• EXERCISE TASK:
Write out the data below in full, unchanged, minus the images.

↓↓↓

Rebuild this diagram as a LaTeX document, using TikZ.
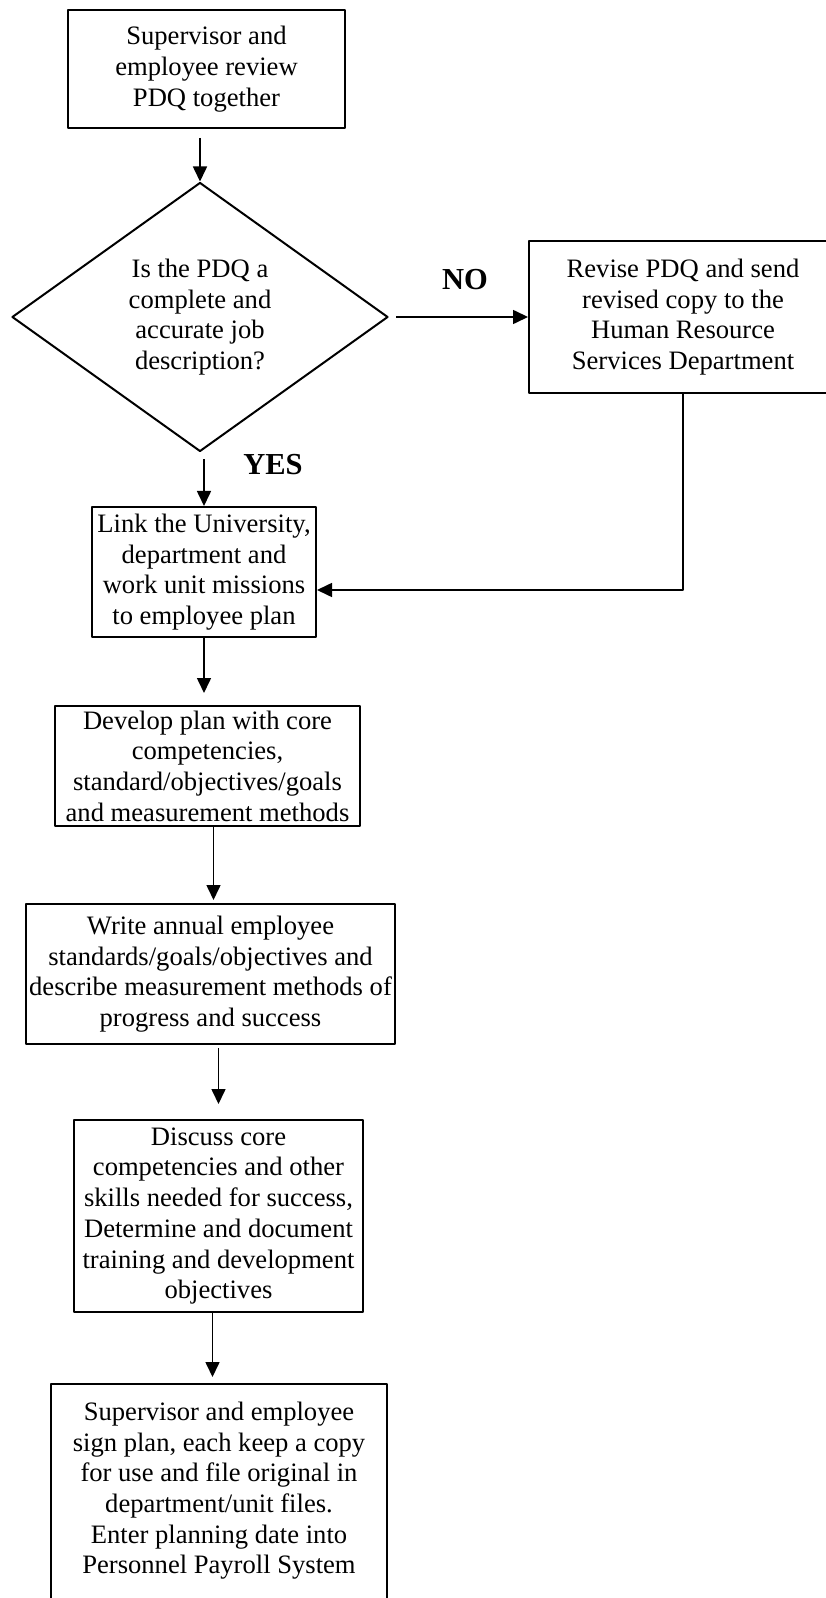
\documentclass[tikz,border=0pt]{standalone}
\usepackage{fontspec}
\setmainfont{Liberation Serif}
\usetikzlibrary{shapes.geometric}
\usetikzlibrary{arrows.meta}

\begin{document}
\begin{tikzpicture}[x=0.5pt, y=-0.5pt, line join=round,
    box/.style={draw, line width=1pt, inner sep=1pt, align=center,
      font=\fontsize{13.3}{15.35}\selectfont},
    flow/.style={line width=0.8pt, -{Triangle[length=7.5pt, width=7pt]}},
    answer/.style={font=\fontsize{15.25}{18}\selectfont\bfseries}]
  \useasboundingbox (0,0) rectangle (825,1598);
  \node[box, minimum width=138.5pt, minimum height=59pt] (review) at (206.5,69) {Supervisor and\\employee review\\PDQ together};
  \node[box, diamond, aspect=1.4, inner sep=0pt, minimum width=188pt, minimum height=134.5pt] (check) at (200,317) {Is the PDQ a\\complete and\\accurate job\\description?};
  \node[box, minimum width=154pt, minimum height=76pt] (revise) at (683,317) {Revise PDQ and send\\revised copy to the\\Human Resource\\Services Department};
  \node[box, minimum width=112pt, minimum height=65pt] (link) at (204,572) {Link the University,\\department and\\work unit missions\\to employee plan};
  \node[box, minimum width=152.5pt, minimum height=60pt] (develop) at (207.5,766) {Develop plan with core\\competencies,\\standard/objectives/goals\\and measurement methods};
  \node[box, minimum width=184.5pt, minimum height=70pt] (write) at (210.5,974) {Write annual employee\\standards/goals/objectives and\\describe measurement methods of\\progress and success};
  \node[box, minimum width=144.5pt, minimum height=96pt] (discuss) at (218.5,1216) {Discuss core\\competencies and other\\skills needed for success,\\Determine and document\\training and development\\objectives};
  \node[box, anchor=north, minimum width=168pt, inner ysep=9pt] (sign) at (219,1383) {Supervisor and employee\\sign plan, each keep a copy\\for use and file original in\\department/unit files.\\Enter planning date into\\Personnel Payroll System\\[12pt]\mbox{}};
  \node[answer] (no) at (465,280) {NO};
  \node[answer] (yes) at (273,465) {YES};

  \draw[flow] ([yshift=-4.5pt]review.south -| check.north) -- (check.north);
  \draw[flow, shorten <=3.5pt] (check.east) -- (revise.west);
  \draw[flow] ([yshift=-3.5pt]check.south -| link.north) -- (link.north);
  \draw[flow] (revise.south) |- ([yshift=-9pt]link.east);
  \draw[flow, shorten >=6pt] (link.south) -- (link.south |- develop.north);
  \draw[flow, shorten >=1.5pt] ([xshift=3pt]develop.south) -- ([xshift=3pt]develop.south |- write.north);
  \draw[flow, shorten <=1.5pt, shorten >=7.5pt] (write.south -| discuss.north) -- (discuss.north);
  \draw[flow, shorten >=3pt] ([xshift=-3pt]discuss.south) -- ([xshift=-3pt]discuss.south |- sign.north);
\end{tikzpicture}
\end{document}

↑↑↑

• OUTPUT FOR THIS EXERCISE:
Rebuild this diagram as a LaTeX document, using TikZ.
\documentclass[tikz,border=0pt]{standalone}
\usepackage{fontspec}
\setmainfont{Liberation Serif}
\usetikzlibrary{shapes.geometric}
\usetikzlibrary{arrows.meta}

\begin{document}
\begin{tikzpicture}[x=0.5pt, y=-0.5pt, line join=round,
    box/.style={draw, line width=1pt, inner sep=1pt, align=center,
      font=\fontsize{13.3}{15.35}\selectfont},
    flow/.style={line width=0.8pt, -{Triangle[length=7.5pt, width=7pt]}},
    answer/.style={font=\fontsize{15.25}{18}\selectfont\bfseries}]
  \useasboundingbox (0,0) rectangle (825,1598);
  \node[box, minimum width=138.5pt, minimum height=59pt] (review) at (206.5,69) {Supervisor and\\employee review\\PDQ together};
  \node[box, diamond, aspect=1.4, inner sep=0pt, minimum width=188pt, minimum height=134.5pt] (check) at (200,317) {Is the PDQ a\\complete and\\accurate job\\description?};
  \node[box, minimum width=154pt, minimum height=76pt] (revise) at (683,317) {Revise PDQ and send\\revised copy to the\\Human Resource\\Services Department};
  \node[box, minimum width=112pt, minimum height=65pt] (link) at (204,572) {Link the University,\\department and\\work unit missions\\to employee plan};
  \node[box, minimum width=152.5pt, minimum height=60pt] (develop) at (207.5,766) {Develop plan with core\\competencies,\\standard/objectives/goals\\and measurement methods};
  \node[box, minimum width=184.5pt, minimum height=70pt] (write) at (210.5,974) {Write annual employee\\standards/goals/objectives and\\describe measurement methods of\\progress and success};
  \node[box, minimum width=144.5pt, minimum height=96pt] (discuss) at (218.5,1216) {Discuss core\\competencies and other\\skills needed for success,\\Determine and document\\training and development\\objectives};
  \node[box, anchor=north, minimum width=168pt, inner ysep=9pt] (sign) at (219,1383) {Supervisor and employee\\sign plan, each keep a copy\\for use and file original in\\department/unit files.\\Enter planning date into\\Personnel Payroll System\\[12pt]\mbox{}};
  \node[answer] (no) at (465,280) {NO};
  \node[answer] (yes) at (273,465) {YES};

  \draw[flow] ([yshift=-4.5pt]review.south -| check.north) -- (check.north);
  \draw[flow, shorten <=3.5pt] (check.east) -- (revise.west);
  \draw[flow] ([yshift=-3.5pt]check.south -| link.north) -- (link.north);
  \draw[flow] (revise.south) |- ([yshift=-9pt]link.east);
  \draw[flow, shorten >=6pt] (link.south) -- (link.south |- develop.north);
  \draw[flow, shorten >=1.5pt] ([xshift=3pt]develop.south) -- ([xshift=3pt]develop.south |- write.north);
  \draw[flow, shorten <=1.5pt, shorten >=7.5pt] (write.south -| discuss.north) -- (discuss.north);
  \draw[flow, shorten >=3pt] ([xshift=-3pt]discuss.south) -- ([xshift=-3pt]discuss.south |- sign.north);
\end{tikzpicture}
\end{document}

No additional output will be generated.